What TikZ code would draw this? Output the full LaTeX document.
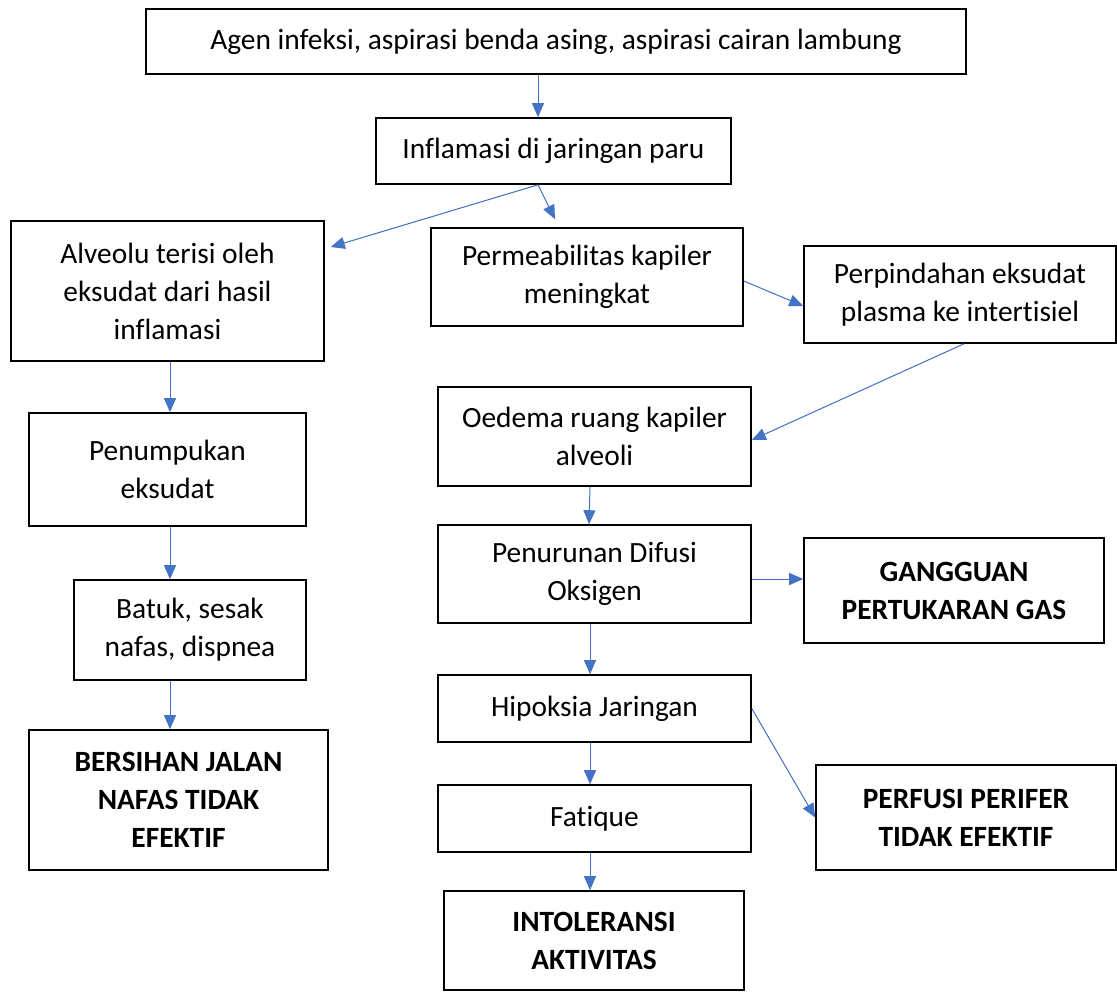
\documentclass[tikz,border=0pt]{standalone}
\usepackage{fontspec}
\setmainfont{Carlito}[Ligatures=NoCommon]
\usetikzlibrary{arrows.meta}
\definecolor{arrblue}{HTML}{4472C4}

\begin{document}
\begin{tikzpicture}[x=0.5pt, y=-0.5pt,
  box/.style={draw, line width=0.8pt, align=center, inner sep=0pt, font=\fontsize{14.7}{19}\selectfont},
  bbox/.style={box, font=\fontsize{14.7}{19}\selectfont\bfseries},
  arr/.style={-{Triangle[length=7pt,width=6pt]}, draw=arrblue, fill=arrblue, line width=0.5pt}]
  \useasboundingbox (0,0) rectangle (1117,991);
  \node[box, minimum width=410pt, minimum height=32.5pt] (agen) at (556,41.5) {Agen infeksi, aspirasi benda asing, aspirasi cairan lambung};
  \node[box, minimum width=177.5pt, minimum height=33pt] (infl) at (553.5,151) {Inflamasi di jaringan paru};
  \node[box, minimum width=156.5pt, minimum height=70pt] (alv) at (167.5,291) {Alveolu terisi oleh\\eksudat dari hasil\\inflamasi};
  \node[box, minimum width=156pt, minimum height=49pt] (perm) at (587,277) {Permeabilitas kapiler\\meningkat};
  \node[box, minimum width=156pt, minimum height=48.5pt] (perp) at (960,294.5) {Perpindahan eksudat\\plasma ke intertisiel};
  \node[box, minimum width=138.5pt, minimum height=56.5pt] (tumpuk) at (167.5,469.5) {Penumpukan\\eksudat};
  \node[box, minimum width=156.5pt, minimum height=49.5pt] (oedema) at (594.5,436.5) {Oedema ruang kapiler\\alveoli};
  \node[box, minimum width=156.5pt, minimum height=49pt] (difusi) at (594.5,574) {Penurunan Difusi\\Oksigen};
  \node[bbox, minimum width=150pt, minimum height=52.5pt] (gas) at (954,590.5) {GANGGUAN\\PERTUKARAN GAS};
  \node[box, minimum width=116pt, minimum height=50pt] (batuk) at (190,630) {Batuk, sesak\\nafas, dispnea};
  \node[box, minimum width=156.5pt, minimum height=33.5pt] (hipoksia) at (594.5,708.5) {Hipoksia Jaringan};
  \node[bbox, minimum width=149.5pt, minimum height=70pt] (jalan) at (178.5,800) {BERSIHAN JALAN\\NAFAS TIDAK\\EFEKTIF};
  \node[box, minimum width=156.5pt, minimum height=33.5pt] (fatique) at (594.5,818.5) {Fatique};
  \node[bbox, minimum width=150pt, minimum height=52.5pt] (perfusi) at (966,817.5) {PERFUSI PERIFER\\TIDAK EFEKTIF};
  \node[bbox, minimum width=150pt, minimum height=49.5pt] (intol) at (594,940.5) {INTOLERANSI\\AKTIVITAS};

  \draw[arr] ([xshift=-9pt]agen.south) -- ([xshift=-7.75pt]infl.north);
  \draw[arr] ([xshift=-7.75pt]infl.south) -- ([xshift=3pt,yshift=22pt]alv.east);
  \draw[arr] ([xshift=-7.75pt]infl.south) -- ([xshift=-16pt,yshift=4pt]perm.north);
  \draw[arr] ([yshift=-2pt]perm.east) -- ([yshift=-5.75pt]perp.west);
  \draw[arr] ([xshift=2pt]perp.south) -- ([yshift=-1.75pt]oedema.east);
  \draw[arr] ([xshift=1.25pt]alv.south) -- ([xshift=1.25pt]tumpuk.north);
  \draw[arr] ([xshift=1.25pt]tumpuk.south) -- ([xshift=-10pt]batuk.north);
  \draw[arr] ([xshift=-10pt]batuk.south) -- ([xshift=-4.25pt]jalan.north);
  \draw[arr] ([xshift=-2.25pt]oedema.south) -- ([xshift=-2.75pt]difusi.north);
  \draw[arr] ([yshift=-2.5pt]difusi.east) -- ([yshift=5.75pt]gas.west);
  \draw[arr] ([xshift=-2.25pt]difusi.south) -- ([xshift=-2.25pt]hipoksia.north);
  \draw[arr] (hipoksia.east) -- (perfusi.west);
  \draw[arr] ([xshift=-2.25pt]hipoksia.south) -- ([xshift=-2.25pt]fatique.north);
  \draw[arr] ([xshift=-2.25pt]fatique.south) -- ([xshift=-2pt]intol.north);
\end{tikzpicture}
\end{document}
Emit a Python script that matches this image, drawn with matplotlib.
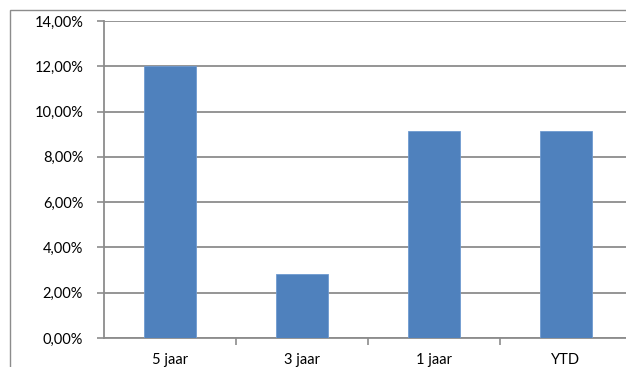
import matplotlib
matplotlib.use("Agg")
import matplotlib.pyplot as plt
from matplotlib.patches import Rectangle
from matplotlib.ticker import FuncFormatter, MultipleLocator

categories = ["5 jaar", "3 jaar", "1 jaar", "YTD"]
values = [12.0, 2.83, 9.14, 9.14]

W, H = 626, 367
fig = plt.figure(figsize=(W / 100, H / 100), dpi=100)
plt.rcParams['font.family'] = ['Lato', 'DejaVu Sans']

# outer chart border
fig.patches.append(Rectangle((10 / W, -0.1), 2, (H - 10) / H + 0.1, transform=fig.transFigure,
                             fill=False, edgecolor='#8c8c8c', linewidth=1.0))

left, right = 104 / W, 632 / W
bottom, top = (H - 338) / H, (H - 21) / H
ax = fig.add_axes([left, bottom, right - left, top - bottom])

x = list(range(len(categories)))
ax.bar(x, values, width=0.4, color='#4F81BD', edgecolor='#6f9ad0', linewidth=0.6, zorder=3)

ax.set_xlim(-0.5, len(categories) - 0.5)
ax.set_ylim(0, 14)
ax.yaxis.set_major_locator(MultipleLocator(2))
ax.yaxis.set_major_formatter(FuncFormatter(lambda v, p: f"{v:.2f}".replace('.', ',') + '%'))
ax.grid(axis='y', color='#8c8c8c', linewidth=1.3, zorder=0)

ax.set_xticks(x)
ax.set_xticklabels(categories)
ax.set_xticks([i + 0.5 for i in range(len(categories) - 1)], minor=True)
ax.tick_params(axis='x', which='major', length=0, pad=11, labelsize=10.5, colors='#000000')
ax.tick_params(axis='x', which='minor', length=5, width=1.2, color='#8c8c8c', direction='out')
ax.tick_params(axis='y', length=5, width=1.2, color='#8c8c8c', pad=10, labelsize=10.5)

for s in ['top', 'right']:
    ax.spines[s].set_visible(False)
for s in ['left', 'bottom']:
    ax.spines[s].set_color('#8c8c8c')
    ax.spines[s].set_linewidth(1.3)

fig.savefig("out.png", dpi=100)
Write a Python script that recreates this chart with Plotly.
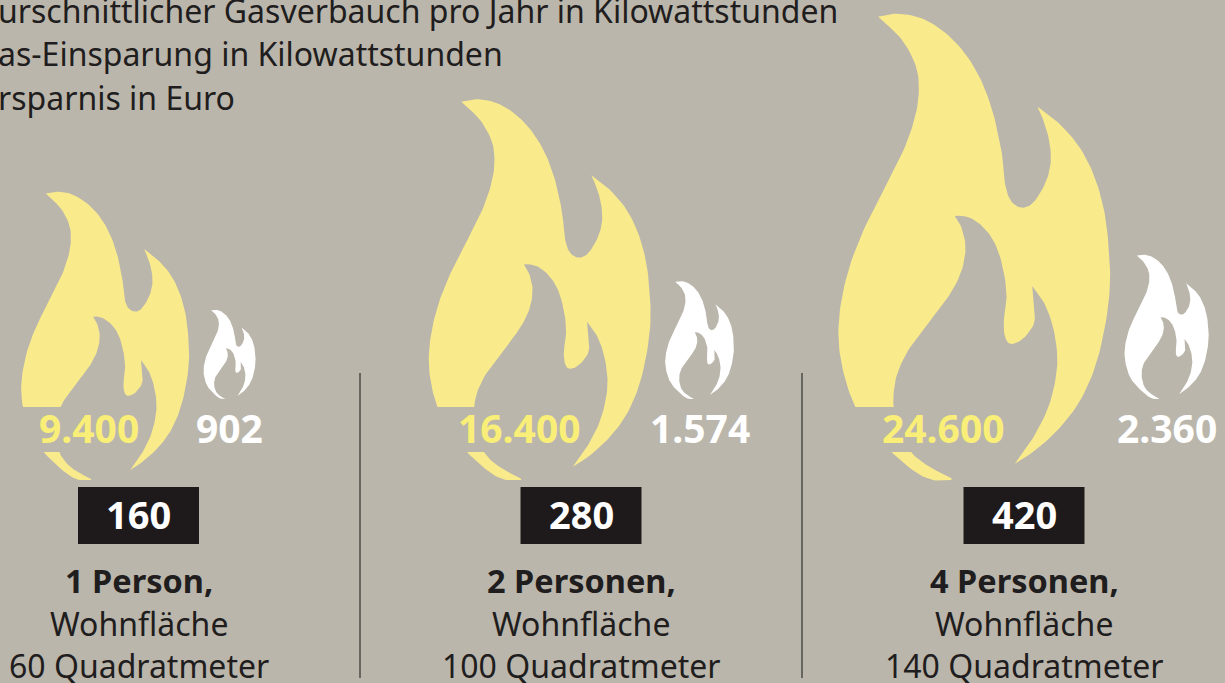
import numpy as np
import plotly.graph_objects as go

# --- data ---
consumption_kwh = [9400, 16400, 24600]
saving_kwh = [902, 1574, 2360]
saving_labels = ["902", "1.574", "2.360"]
consumption_labels = ["9.400", "16.400", "24.600"]
euro_saving = ["160", "280", "420"]
household = ["1 Person,", "2 Personen,", "4 Personen,"]
area_line = ["Wohnfläche", "Wohnfläche", "Wohnfläche"]
area_sqm = ["60 Quadratmeter", "100 Quadratmeter", "140 Quadratmeter"]
legend_lines = ["urschnittlicher Gasverbauch pro Jahr in Kilowattstunden",
                "as-Einsparung in Kilowattstunden",
                "rsparnis in Euro"]

BG = "#BBB6AB"; YEL = "#F9EB8C"; YEL_T = "#F9EF78"; DARK = "#1E1A1B"; TXT = "#1F1D1D"
REF = 24600.0
col_center = [138.5, 581, 1024]
y_cx = [105, 539.5, 974]
w_cx = [229.5, 699.5, 1166.5]
yel_label_x = [88.5, 519.5, 943]
wht_label_x = [229, 699.5, 1167]
band_left = [10, 420, 830]
band_right = [142, 583, 1007]
FONT = "Noto Sans"

# flame glyph: smooth runs between sharp corners, drawn in glyph units
FLAME = [[(175,47),(230,38),(300,50),(370,90),(430,150),(480,230),(515,320),(535,400),(548,470),(555,545),(572,598),(605,620),(640,605),(675,550),(692,490),(690,430),(675,370),(653,317)],
         [(653,317),(720,370),(780,440),(825,530),(855,640),(868,760),(870,860),(855,980),(825,1100),(780,1200),(720,1280),(650,1345),(585,1388)],
         [(585,1388),(640,1310),(685,1220),(708,1130),(712,1060),(700,980),(675,910),(637,855)],
         [(637,855),(645,950),(630,990),(600,1020),(570,1028),(555,1005),(552,960),(560,900),(555,830),(535,750),(505,695),(465,658),(430,645),(405,645)],
         [(405,645),(425,680),(437,740),(425,810),(390,880),(330,960),(270,1040),(235,1110),(222,1170),(222,1222),(240,1300),(275,1355),(325,1395),(395,1432)],
         [(395,1432),(395,1437)],
         [(395,1437),(340,1437),(285,1412),(217,1355),(150,1285),(108,1222),(75,1130),(57,1030),(60,930),(85,810),(130,690),(190,570),(250,450),(285,350),(297,270),(288,195),(245,115),(175,47)]]


def smooth(runs):
    xs, ys = [], []
    for run in runs:
        p = np.array(run, float)
        if len(p) < 3:
            xs += list(p[:, 0]); ys += list(p[:, 1]); continue
        q = np.vstack([2*p[0]-p[1], p, 2*p[-1]-p[-2]])
        for i in range(1, len(q)-2):
            t = np.linspace(0, 1, 8, endpoint=False)[:, None]
            a, b, c, d = q[i-1], q[i], q[i+1], q[i+2]
            s = 0.5*((2*b)+(-a+c)*t+(2*a-5*b+4*c-d)*t**2+(-a+3*b-3*c+d)*t**3)
            xs += list(s[:, 0]); ys += list(s[:, 1])
        xs.append(p[-1, 0]); ys.append(p[-1, 1])
    return np.array(xs), np.array(ys)


def flame(fig, value, cx, bottom, color):
    k = np.sqrt(value/REF)/3.0     # area proportional to value
    x, y = smooth(FLAME)
    fig.add_trace(go.Scatter(x=cx+(x-462.5)*k, y=bottom+(y-1437)*k, mode="lines", fill="toself",
                             fillcolor=color, line=dict(width=0, color=color), hoverinfo="skip", showlegend=False))


fig = go.Figure()
for i in range(3):
    flame(fig, consumption_kwh[i], y_cx[i], 480, YEL)
    flame(fig, saving_kwh[i], w_cx[i], 399, "#FFFFFF")


def txt(x, y, s, size, color, bold=False, anchor="center", xshift=0):
    fig.add_annotation(x=x, y=y, text=f"<b>{s}</b>" if bold else s, showarrow=False, xanchor=anchor, yanchor="middle",
                       xref="x", yref="y", font=dict(family=FONT, size=size, color=color), align=anchor,
                       borderpad=0, borderwidth=0, xshift=xshift)


shapes = []
for i in range(3):
    c = col_center[i]
    # knock-out band the value label sits in
    shapes.append(dict(type="rect", x0=band_left[i], x1=band_right[i], y0=407, y1=452, fillcolor=BG, line=dict(width=0), xref="x", yref="y"))
    shapes.append(dict(type="rect", x0=c-60.5, x1=c+60.5, y0=487, y1=544, fillcolor=DARK, line=dict(width=0), xref="x", yref="y"))
    txt(c, 514, euro_saving[i], 38, "#FFFFFF", True)
    txt(yel_label_x[i], 427, consumption_labels[i], 39, YEL_T, True)
    txt(wht_label_x[i], 427, saving_labels[i], 39, "#FFFFFF", True)
    txt(c, 580, household[i], 32.5, TXT, True)
    txt(c, 623, area_line[i], 32, TXT)
    txt(c, 665, area_sqm[i], 32, TXT)
for sx in (360, 802):
    shapes.append(dict(type="line", x0=sx, x1=sx, y0=373, y1=678, line=dict(color="#4B4A47", width=1.5), xref="x", yref="y"))
for ly, s in zip((10, 53, 97), legend_lines):
    txt(0, ly, s, 32, TXT, False, "left", xshift=-2)

fig.update_layout(width=1225, height=683, margin=dict(l=0, r=0, t=0, b=0), autosize=False,
                  paper_bgcolor=BG, plot_bgcolor=BG, shapes=shapes, showlegend=False)
fig.update_xaxes(range=[0, 1225], visible=False, fixedrange=True)
fig.update_yaxes(range=[683, 0], visible=False, fixedrange=True)
fig.write_html("out.html", config={"displayModeBar": False},
               post_script="document.body.style.margin='0';document.body.style.overflow='hidden';document.body.style.background='%s';" % BG)
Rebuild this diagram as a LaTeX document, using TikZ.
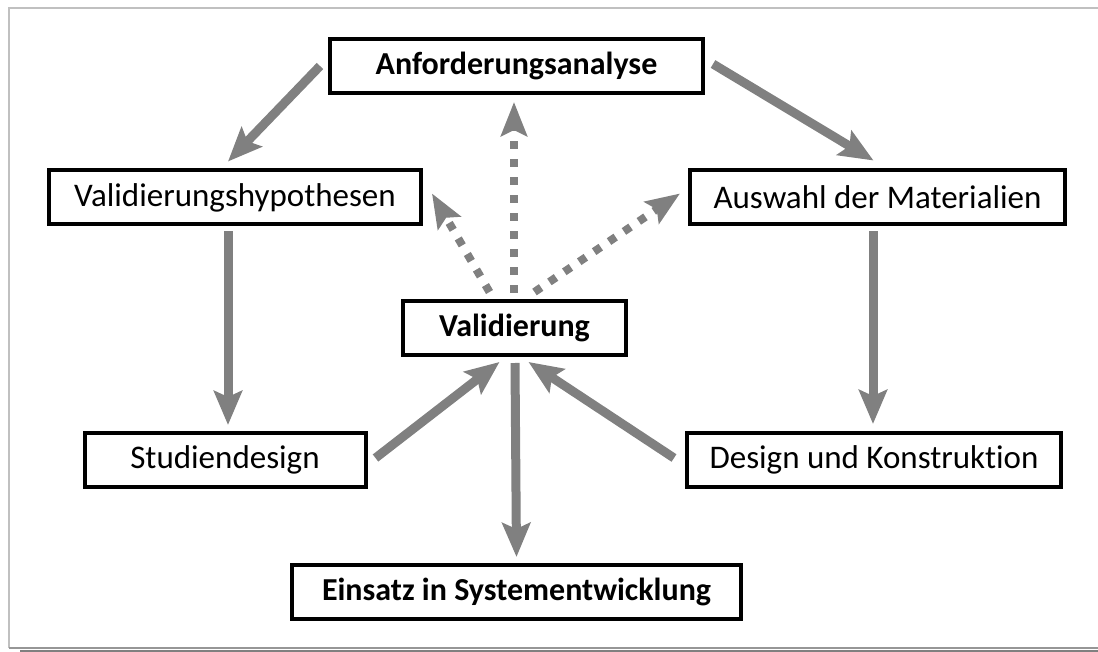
\documentclass[tikz,border=0pt]{standalone}
\usepackage{fontspec}
\setmainfont[Ligatures=NoCommon]{Carlito}
\usetikzlibrary{arrows.meta}
\definecolor{mygray}{RGB}{128,128,128}
\definecolor{mylightgray}{RGB}{192,192,192}
\definecolor{mymidgray}{RGB}{150,150,150}
\newcommand{\heightbox}{54pt}
\tikzset{
    common/.style={draw, rectangle, line width=4pt, minimum height=\heightbox, inner sep=0pt,
        font=\fontsize{33}{38}\selectfont},
    box/.style={common},
    boldbox/.style={common, font=\fontsize{32}{38}\selectfont\bfseries},
    flow/.style={mygray, line width=9pt, -{Stealth[length=34pt, width=28pt, inset=6pt]}},
    hint/.style={mygray, line width=8pt, dash pattern=on 8pt off 10pt,
        -{Stealth[length=34pt, width=26pt, inset=6pt]}}
}
\begin{document}
\begin{tikzpicture}[x=1pt, y=-1pt]
            \useasboundingbox (0,0) rectangle (1098,652);
            \draw[mylightgray, line width=2pt] (1098,8) -- (9,8) -- (9,648);
            \draw[mymidgray, line width=2pt] (9,648) -- (1098,648);
            \draw[mygray, line width=2pt] (20,650.5) -- (1098,650.5);

            \node[boldbox, minimum width=373pt] (anf) at (516.5,66) {Anforderungsanalyse};
            \node[box, minimum width=372pt] (hyp) at (235,197.5) {Validierungshypothesen};
            \node[box, minimum width=375pt] (ausw) at (877.5,197.5) {Auswahl der Materialien};
            \node[boldbox, minimum width=223pt] (val) at (514.5,328) {Validierung};
            \node[box, minimum width=281pt] (stud) at (225,460) {Studiendesign};
            \node[box, minimum width=374pt] (des) at (874,460) {Design und Konstruktion};
            \node[boldbox, minimum width=449pt] (ein) at (516.5,592) {Einsatz in Systementwicklung};

            \draw[flow] ([xshift=-8pt]anf.west) -- ([xshift=-7pt, yshift=7pt]hyp.north);
            \draw[flow] ([xshift=8pt, yshift=2pt]anf.east) -- ([xshift=-4pt, yshift=8pt]ausw.north);
            \draw[flow] ([xshift=-7pt, yshift=-5pt]hyp.south) -- ([xshift=3pt, yshift=6pt]stud.north);
            \draw[flow] ([xshift=-4.5pt, yshift=-5pt]ausw.south) -- ([xshift=-1pt, yshift=7pt]des.north);
            \draw[flow] ([xshift=8pt, yshift=2pt]stud.east) -- ([xshift=-15pt, yshift=-5pt]val.south);
            \draw[flow] ([xshift=-11pt, yshift=2pt]des.west) -- ([xshift=14pt, yshift=-5pt]val.south);
            \draw[flow] ([xshift=0.5pt, yshift=-6pt]val.south) -- ([yshift=6pt]ein.north);

            \draw[hint] ([xshift=-0.5pt, yshift=6pt]val.north) -- ([xshift=-2.5pt, yshift=-7pt]anf.south);
            \draw[hint] ([xshift=-25pt, yshift=7pt]val.north) -- ([xshift=9pt, yshift=4pt]hyp.east);
            \draw[hint] ([xshift=20pt, yshift=7pt]val.north) -- ([xshift=-8pt, yshift=4pt]ausw.west);
        \end{tikzpicture}
\end{document}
========================================
§ Your instructions: Each line that holds the word "with" is to be copied.

§ Exercise result:
Emit a Python script that matches this image, drawn with matplotlib.
Write a Python script that recreates this chart with Plotly.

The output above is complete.